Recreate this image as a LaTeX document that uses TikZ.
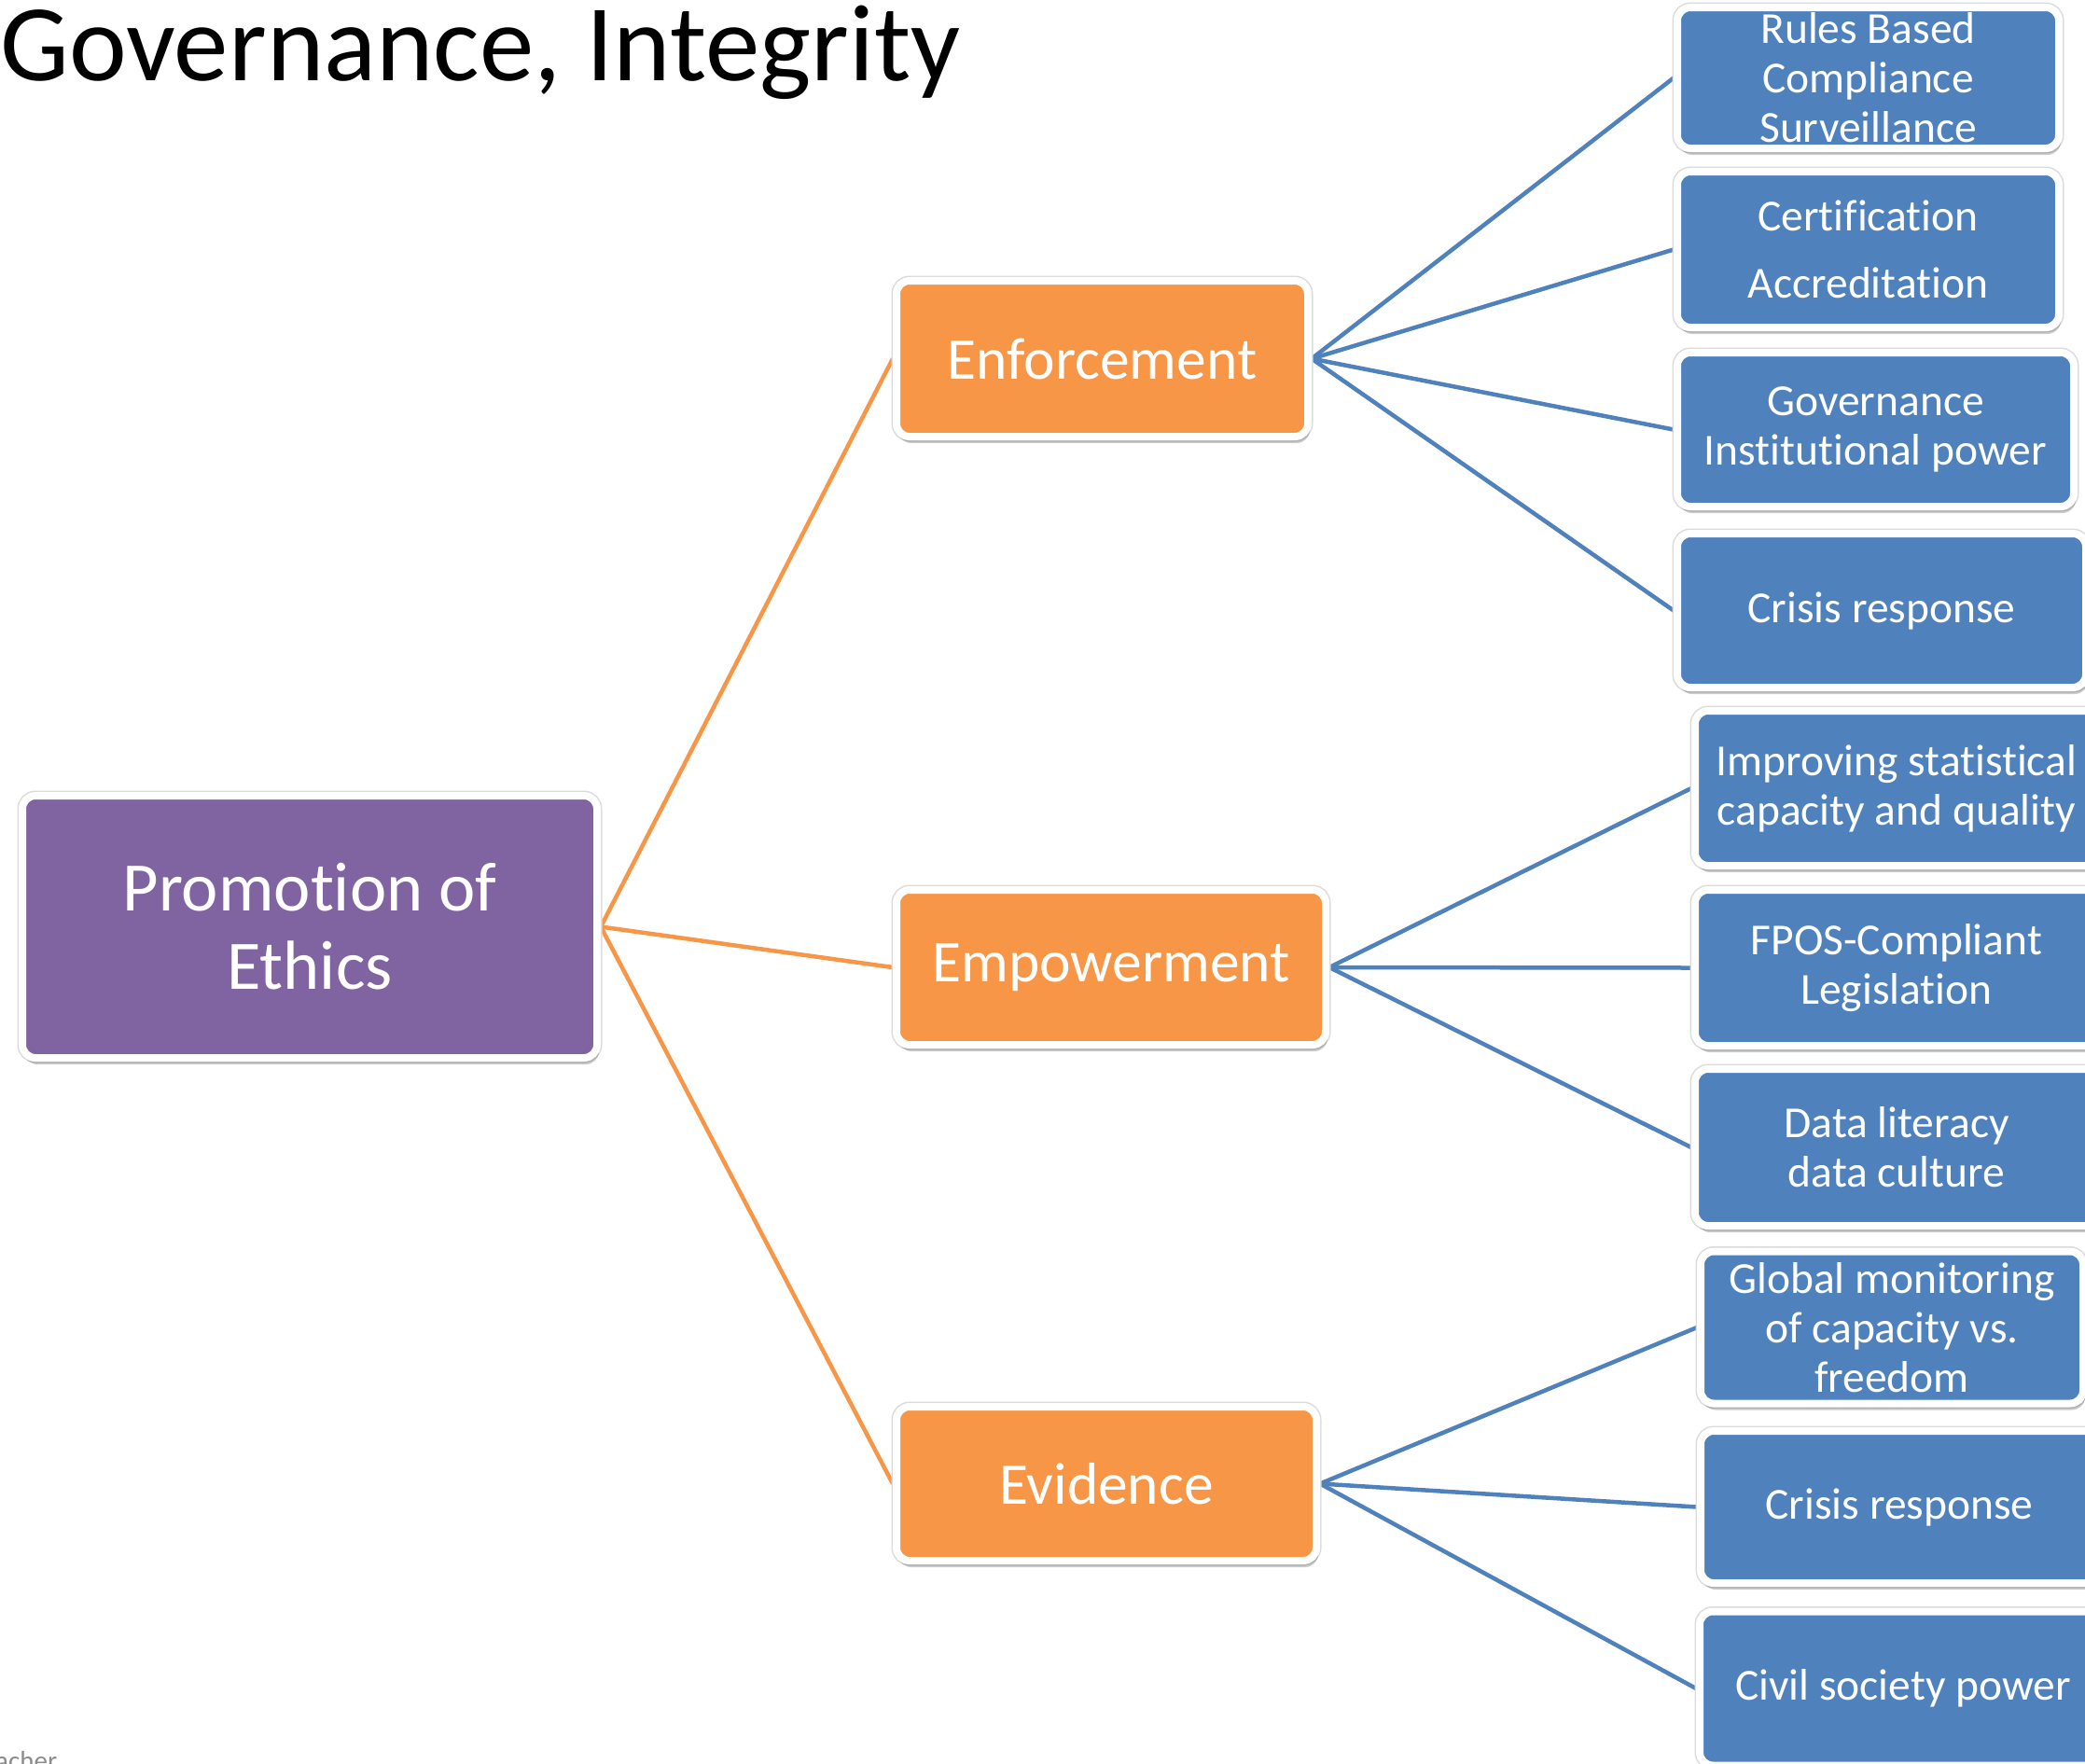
\documentclass[tikz,border=0pt]{standalone}
\usepackage{fontspec}
\setmainfont{Carlito}[Ligatures=NoCommon]
\usetikzlibrary{shadows,backgrounds}

\definecolor{ethicpurple}{RGB}{128,100,162}
\definecolor{pillarorange}{RGB}{247,150,70}
\definecolor{itemblue}{RGB}{79,129,189}
\definecolor{footgray}{RGB}{140,140,140}

\tikzset{
  box/.style={rectangle, rounded corners=14pt, draw=white, line width=8pt,
    inner sep=0pt, align=center, text=white,
    preaction={draw=black!14, line width=11pt},
    drop shadow={shadow xshift=2pt, shadow yshift=-7pt, opacity=0.2, fill=black}},
  purplebox/.style={box, fill=ethicpurple, font=\fontsize{74.5}{84}\selectfont},
  orangebox/.style={box, fill=pillarorange, font=\fontsize{63.5}{74}\selectfont},
  bluebox/.style={box, fill=itemblue, font=\fontsize{47.5}{53}\selectfont},
  orangelink/.style={draw=pillarorange, line width=4.5pt},
  bluelink/.style={draw=itemblue, line width=4.5pt},
}

\begin{document}
\begin{tikzpicture}[x=1pt, y=-1pt]
\useasboundingbox (0,0) rectangle (2235,1890);

% heading
\node[anchor=base west, inner sep=0pt, font=\fontsize{117}{140}\selectfont] (title) at (0,86) {Governance, Integrity};

% footer remnant at the lower edge
\node[anchor=base west, inner sep=0pt, text=footgray, font=\fontsize{29}{34}\selectfont] (foot) at (-5,1897) {acher};

% root
\node[purplebox, minimum width=616pt, minimum height=281pt] (root) at (332,993.5) {Promotion of\\Ethics};

% pillars
\node[orangebox, minimum width=441pt, minimum height=167pt] (enf) at (1181.5,384.5) {Enforcement};
\node[orangebox, minimum width=460pt, minimum height=166pt] (emp) at (1191,1037) {Empowerment};
\node[orangebox, minimum width=450pt, minimum height=165pt] (evi) at (1186,1590.5) {Evidence};

% enforcement items
\node[bluebox, minimum width=409pt, minimum height=151pt] (b1) at (2002.5,83.5) {Rules Based\\Compliance\\Surveillance};
\node[bluebox, minimum width=409pt, minimum height=167pt] (b2) at (2002.5,267.5) {Certification\\[19pt]Accreditation};
\node[bluebox, minimum width=425pt, minimum height=165pt] (b3) at (2010.5,460.5) {Governance\\Institutional power};
\node[bluebox, minimum width=438pt, minimum height=165pt] (b4) at (2017,654.5) {Crisis response};

% empowerment items
\node[bluebox, minimum width=432pt, minimum height=166pt] (b5) at (2033,845) {Improving statistical\\capacity and quality};
\node[bluebox, minimum width=432pt, minimum height=167pt] (b6) at (2033,1037.5) {FPOS-Compliant\\Legislation};
\node[bluebox, minimum width=432pt, minimum height=168pt] (b7) at (2033,1230) {Data literacy\\data culture};

% evidence items
\node[bluebox, minimum width=410pt, minimum height=163pt] (b8) at (2028,1423) {Global monitoring\\of capacity vs.\\freedom};
\node[bluebox, minimum width=426pt, minimum height=163pt] (b9) at (2036,1615.5) {Crisis response};
\node[bluebox, minimum width=436pt, minimum height=165pt] (b10) at (2040,1810) {Civil society power};

% connectors
\begin{scope}[on background layer]
  \draw[orangelink] (root.east) -- (enf.west);
  \draw[orangelink] (root.east) -- (emp.west);
  \draw[orangelink] (root.east) -- (evi.west);
  \foreach \t in {b1,b2,b3,b4} \draw[bluelink] (enf.east) -- (\t.west);
  \foreach \t in {b5,b6,b7} \draw[bluelink] (emp.east) -- (\t.west);
  \foreach \t in {b8,b9,b10} \draw[bluelink] (evi.east) -- (\t.west);
\end{scope}
\end{tikzpicture}
\end{document}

········

*JOB:*
Reproduce the data verbatim. Do not carry any picture into the copy.

*TASK RESULT:*
Recreate this image as a LaTeX document that uses TikZ.
\documentclass[tikz,border=0pt]{standalone}
\usepackage{fontspec}
\setmainfont{Carlito}[Ligatures=NoCommon]
\usetikzlibrary{shadows,backgrounds}

\definecolor{ethicpurple}{RGB}{128,100,162}
\definecolor{pillarorange}{RGB}{247,150,70}
\definecolor{itemblue}{RGB}{79,129,189}
\definecolor{footgray}{RGB}{140,140,140}

\tikzset{
  box/.style={rectangle, rounded corners=14pt, draw=white, line width=8pt,
    inner sep=0pt, align=center, text=white,
    preaction={draw=black!14, line width=11pt},
    drop shadow={shadow xshift=2pt, shadow yshift=-7pt, opacity=0.2, fill=black}},
  purplebox/.style={box, fill=ethicpurple, font=\fontsize{74.5}{84}\selectfont},
  orangebox/.style={box, fill=pillarorange, font=\fontsize{63.5}{74}\selectfont},
  bluebox/.style={box, fill=itemblue, font=\fontsize{47.5}{53}\selectfont},
  orangelink/.style={draw=pillarorange, line width=4.5pt},
  bluelink/.style={draw=itemblue, line width=4.5pt},
}

\begin{document}
\begin{tikzpicture}[x=1pt, y=-1pt]
\useasboundingbox (0,0) rectangle (2235,1890);

% heading
\node[anchor=base west, inner sep=0pt, font=\fontsize{117}{140}\selectfont] (title) at (0,86) {Governance, Integrity};

% footer remnant at the lower edge
\node[anchor=base west, inner sep=0pt, text=footgray, font=\fontsize{29}{34}\selectfont] (foot) at (-5,1897) {acher};

% root
\node[purplebox, minimum width=616pt, minimum height=281pt] (root) at (332,993.5) {Promotion of\\Ethics};

% pillars
\node[orangebox, minimum width=441pt, minimum height=167pt] (enf) at (1181.5,384.5) {Enforcement};
\node[orangebox, minimum width=460pt, minimum height=166pt] (emp) at (1191,1037) {Empowerment};
\node[orangebox, minimum width=450pt, minimum height=165pt] (evi) at (1186,1590.5) {Evidence};

% enforcement items
\node[bluebox, minimum width=409pt, minimum height=151pt] (b1) at (2002.5,83.5) {Rules Based\\Compliance\\Surveillance};
\node[bluebox, minimum width=409pt, minimum height=167pt] (b2) at (2002.5,267.5) {Certification\\[19pt]Accreditation};
\node[bluebox, minimum width=425pt, minimum height=165pt] (b3) at (2010.5,460.5) {Governance\\Institutional power};
\node[bluebox, minimum width=438pt, minimum height=165pt] (b4) at (2017,654.5) {Crisis response};

% empowerment items
\node[bluebox, minimum width=432pt, minimum height=166pt] (b5) at (2033,845) {Improving statistical\\capacity and quality};
\node[bluebox, minimum width=432pt, minimum height=167pt] (b6) at (2033,1037.5) {FPOS-Compliant\\Legislation};
\node[bluebox, minimum width=432pt, minimum height=168pt] (b7) at (2033,1230) {Data literacy\\data culture};

% evidence items
\node[bluebox, minimum width=410pt, minimum height=163pt] (b8) at (2028,1423) {Global monitoring\\of capacity vs.\\freedom};
\node[bluebox, minimum width=426pt, minimum height=163pt] (b9) at (2036,1615.5) {Crisis response};
\node[bluebox, minimum width=436pt, minimum height=165pt] (b10) at (2040,1810) {Civil society power};

% connectors
\begin{scope}[on background layer]
  \draw[orangelink] (root.east) -- (enf.west);
  \draw[orangelink] (root.east) -- (emp.west);
  \draw[orangelink] (root.east) -- (evi.west);
  \foreach \t in {b1,b2,b3,b4} \draw[bluelink] (enf.east) -- (\t.west);
  \foreach \t in {b5,b6,b7} \draw[bluelink] (emp.east) -- (\t.west);
  \foreach \t in {b8,b9,b10} \draw[bluelink] (evi.east) -- (\t.west);
\end{scope}
\end{tikzpicture}
\end{document}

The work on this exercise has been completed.